Can you copy out the data exactly? Leave the images out.
——
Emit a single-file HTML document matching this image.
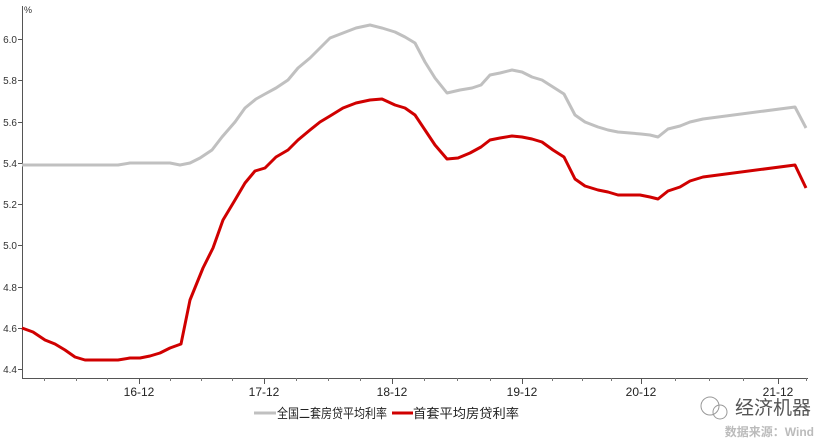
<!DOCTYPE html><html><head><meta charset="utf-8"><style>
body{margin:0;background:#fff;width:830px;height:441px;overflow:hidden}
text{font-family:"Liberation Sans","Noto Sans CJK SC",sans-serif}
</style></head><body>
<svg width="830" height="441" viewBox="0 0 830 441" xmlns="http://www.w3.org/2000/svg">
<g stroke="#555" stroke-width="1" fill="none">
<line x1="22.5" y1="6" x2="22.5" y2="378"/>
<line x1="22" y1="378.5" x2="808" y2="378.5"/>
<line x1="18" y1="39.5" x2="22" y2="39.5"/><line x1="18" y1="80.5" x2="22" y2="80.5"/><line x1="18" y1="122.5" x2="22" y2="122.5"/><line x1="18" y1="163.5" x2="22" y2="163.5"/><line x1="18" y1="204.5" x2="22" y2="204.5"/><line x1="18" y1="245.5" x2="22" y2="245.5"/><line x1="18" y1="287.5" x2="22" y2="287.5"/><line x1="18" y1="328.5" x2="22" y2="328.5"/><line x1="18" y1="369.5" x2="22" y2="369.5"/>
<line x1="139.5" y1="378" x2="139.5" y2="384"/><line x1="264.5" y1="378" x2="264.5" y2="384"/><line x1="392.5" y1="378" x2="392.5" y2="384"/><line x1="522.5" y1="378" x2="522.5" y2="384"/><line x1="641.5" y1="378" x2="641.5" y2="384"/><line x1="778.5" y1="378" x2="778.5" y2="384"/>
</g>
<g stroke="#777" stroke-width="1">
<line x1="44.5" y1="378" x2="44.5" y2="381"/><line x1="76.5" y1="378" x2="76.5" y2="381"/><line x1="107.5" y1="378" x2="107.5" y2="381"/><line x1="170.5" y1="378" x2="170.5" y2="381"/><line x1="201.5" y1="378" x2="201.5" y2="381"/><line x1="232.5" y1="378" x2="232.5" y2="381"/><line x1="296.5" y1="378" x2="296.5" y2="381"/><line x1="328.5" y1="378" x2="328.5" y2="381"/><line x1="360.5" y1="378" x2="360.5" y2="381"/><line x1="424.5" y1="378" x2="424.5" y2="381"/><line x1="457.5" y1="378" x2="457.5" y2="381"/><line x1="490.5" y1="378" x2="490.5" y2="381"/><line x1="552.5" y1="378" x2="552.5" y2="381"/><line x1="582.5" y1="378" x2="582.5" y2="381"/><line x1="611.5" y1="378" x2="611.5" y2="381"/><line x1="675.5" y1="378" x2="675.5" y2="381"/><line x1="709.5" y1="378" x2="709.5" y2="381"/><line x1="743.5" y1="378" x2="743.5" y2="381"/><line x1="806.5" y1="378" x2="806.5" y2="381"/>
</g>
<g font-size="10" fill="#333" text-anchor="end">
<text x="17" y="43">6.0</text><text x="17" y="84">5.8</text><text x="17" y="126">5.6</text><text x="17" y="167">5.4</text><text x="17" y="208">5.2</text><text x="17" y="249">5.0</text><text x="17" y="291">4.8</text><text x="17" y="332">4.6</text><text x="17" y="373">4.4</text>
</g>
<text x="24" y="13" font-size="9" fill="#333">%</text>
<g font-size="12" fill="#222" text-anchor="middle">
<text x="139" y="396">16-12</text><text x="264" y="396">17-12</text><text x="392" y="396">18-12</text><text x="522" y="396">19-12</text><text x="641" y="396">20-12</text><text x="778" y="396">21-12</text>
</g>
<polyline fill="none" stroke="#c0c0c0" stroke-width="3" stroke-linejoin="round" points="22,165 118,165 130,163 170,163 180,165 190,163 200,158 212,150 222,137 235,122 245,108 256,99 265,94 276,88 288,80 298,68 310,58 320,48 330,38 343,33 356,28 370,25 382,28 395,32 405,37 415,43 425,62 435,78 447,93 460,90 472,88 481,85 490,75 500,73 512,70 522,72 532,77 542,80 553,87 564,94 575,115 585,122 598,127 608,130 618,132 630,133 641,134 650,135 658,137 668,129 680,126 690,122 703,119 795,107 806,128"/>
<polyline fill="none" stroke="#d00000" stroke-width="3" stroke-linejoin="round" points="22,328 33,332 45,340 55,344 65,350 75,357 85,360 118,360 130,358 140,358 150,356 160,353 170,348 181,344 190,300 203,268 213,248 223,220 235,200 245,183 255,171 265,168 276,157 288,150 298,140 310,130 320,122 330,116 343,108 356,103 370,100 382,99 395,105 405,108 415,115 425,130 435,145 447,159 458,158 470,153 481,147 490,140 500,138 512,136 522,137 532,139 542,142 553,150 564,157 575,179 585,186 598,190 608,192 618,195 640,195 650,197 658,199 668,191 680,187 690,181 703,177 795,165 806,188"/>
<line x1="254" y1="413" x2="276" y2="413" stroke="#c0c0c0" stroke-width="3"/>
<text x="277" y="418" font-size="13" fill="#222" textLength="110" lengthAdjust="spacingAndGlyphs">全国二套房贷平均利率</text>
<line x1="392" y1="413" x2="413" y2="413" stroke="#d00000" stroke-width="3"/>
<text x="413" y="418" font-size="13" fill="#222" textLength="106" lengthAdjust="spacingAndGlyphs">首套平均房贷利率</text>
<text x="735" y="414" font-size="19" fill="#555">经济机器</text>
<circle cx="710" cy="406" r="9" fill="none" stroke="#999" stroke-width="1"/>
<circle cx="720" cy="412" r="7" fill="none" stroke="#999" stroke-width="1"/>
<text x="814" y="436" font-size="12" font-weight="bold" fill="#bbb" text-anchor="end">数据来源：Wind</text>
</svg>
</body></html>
——
## THE RESPONSE
Emit a single-file HTML document matching this image.
<!DOCTYPE html><html><head><meta charset="utf-8"><style>
body{margin:0;background:#fff;width:830px;height:441px;overflow:hidden}
text{font-family:"Liberation Sans","Noto Sans CJK SC",sans-serif}
</style></head><body>
<svg width="830" height="441" viewBox="0 0 830 441" xmlns="http://www.w3.org/2000/svg">
<g stroke="#555" stroke-width="1" fill="none">
<line x1="22.5" y1="6" x2="22.5" y2="378"/>
<line x1="22" y1="378.5" x2="808" y2="378.5"/>
<line x1="18" y1="39.5" x2="22" y2="39.5"/><line x1="18" y1="80.5" x2="22" y2="80.5"/><line x1="18" y1="122.5" x2="22" y2="122.5"/><line x1="18" y1="163.5" x2="22" y2="163.5"/><line x1="18" y1="204.5" x2="22" y2="204.5"/><line x1="18" y1="245.5" x2="22" y2="245.5"/><line x1="18" y1="287.5" x2="22" y2="287.5"/><line x1="18" y1="328.5" x2="22" y2="328.5"/><line x1="18" y1="369.5" x2="22" y2="369.5"/>
<line x1="139.5" y1="378" x2="139.5" y2="384"/><line x1="264.5" y1="378" x2="264.5" y2="384"/><line x1="392.5" y1="378" x2="392.5" y2="384"/><line x1="522.5" y1="378" x2="522.5" y2="384"/><line x1="641.5" y1="378" x2="641.5" y2="384"/><line x1="778.5" y1="378" x2="778.5" y2="384"/>
</g>
<g stroke="#777" stroke-width="1">
<line x1="44.5" y1="378" x2="44.5" y2="381"/><line x1="76.5" y1="378" x2="76.5" y2="381"/><line x1="107.5" y1="378" x2="107.5" y2="381"/><line x1="170.5" y1="378" x2="170.5" y2="381"/><line x1="201.5" y1="378" x2="201.5" y2="381"/><line x1="232.5" y1="378" x2="232.5" y2="381"/><line x1="296.5" y1="378" x2="296.5" y2="381"/><line x1="328.5" y1="378" x2="328.5" y2="381"/><line x1="360.5" y1="378" x2="360.5" y2="381"/><line x1="424.5" y1="378" x2="424.5" y2="381"/><line x1="457.5" y1="378" x2="457.5" y2="381"/><line x1="490.5" y1="378" x2="490.5" y2="381"/><line x1="552.5" y1="378" x2="552.5" y2="381"/><line x1="582.5" y1="378" x2="582.5" y2="381"/><line x1="611.5" y1="378" x2="611.5" y2="381"/><line x1="675.5" y1="378" x2="675.5" y2="381"/><line x1="709.5" y1="378" x2="709.5" y2="381"/><line x1="743.5" y1="378" x2="743.5" y2="381"/><line x1="806.5" y1="378" x2="806.5" y2="381"/>
</g>
<g font-size="10" fill="#333" text-anchor="end">
<text x="17" y="43">6.0</text><text x="17" y="84">5.8</text><text x="17" y="126">5.6</text><text x="17" y="167">5.4</text><text x="17" y="208">5.2</text><text x="17" y="249">5.0</text><text x="17" y="291">4.8</text><text x="17" y="332">4.6</text><text x="17" y="373">4.4</text>
</g>
<text x="24" y="13" font-size="9" fill="#333">%</text>
<g font-size="12" fill="#222" text-anchor="middle">
<text x="139" y="396">16-12</text><text x="264" y="396">17-12</text><text x="392" y="396">18-12</text><text x="522" y="396">19-12</text><text x="641" y="396">20-12</text><text x="778" y="396">21-12</text>
</g>
<polyline fill="none" stroke="#c0c0c0" stroke-width="3" stroke-linejoin="round" points="22,165 118,165 130,163 170,163 180,165 190,163 200,158 212,150 222,137 235,122 245,108 256,99 265,94 276,88 288,80 298,68 310,58 320,48 330,38 343,33 356,28 370,25 382,28 395,32 405,37 415,43 425,62 435,78 447,93 460,90 472,88 481,85 490,75 500,73 512,70 522,72 532,77 542,80 553,87 564,94 575,115 585,122 598,127 608,130 618,132 630,133 641,134 650,135 658,137 668,129 680,126 690,122 703,119 795,107 806,128"/>
<polyline fill="none" stroke="#d00000" stroke-width="3" stroke-linejoin="round" points="22,328 33,332 45,340 55,344 65,350 75,357 85,360 118,360 130,358 140,358 150,356 160,353 170,348 181,344 190,300 203,268 213,248 223,220 235,200 245,183 255,171 265,168 276,157 288,150 298,140 310,130 320,122 330,116 343,108 356,103 370,100 382,99 395,105 405,108 415,115 425,130 435,145 447,159 458,158 470,153 481,147 490,140 500,138 512,136 522,137 532,139 542,142 553,150 564,157 575,179 585,186 598,190 608,192 618,195 640,195 650,197 658,199 668,191 680,187 690,181 703,177 795,165 806,188"/>
<line x1="254" y1="413" x2="276" y2="413" stroke="#c0c0c0" stroke-width="3"/>
<text x="277" y="418" font-size="13" fill="#222" textLength="110" lengthAdjust="spacingAndGlyphs">全国二套房贷平均利率</text>
<line x1="392" y1="413" x2="413" y2="413" stroke="#d00000" stroke-width="3"/>
<text x="413" y="418" font-size="13" fill="#222" textLength="106" lengthAdjust="spacingAndGlyphs">首套平均房贷利率</text>
<text x="735" y="414" font-size="19" fill="#555">经济机器</text>
<circle cx="710" cy="406" r="9" fill="none" stroke="#999" stroke-width="1"/>
<circle cx="720" cy="412" r="7" fill="none" stroke="#999" stroke-width="1"/>
<text x="814" y="436" font-size="12" font-weight="bold" fill="#bbb" text-anchor="end">数据来源：Wind</text>
</svg>
</body></html>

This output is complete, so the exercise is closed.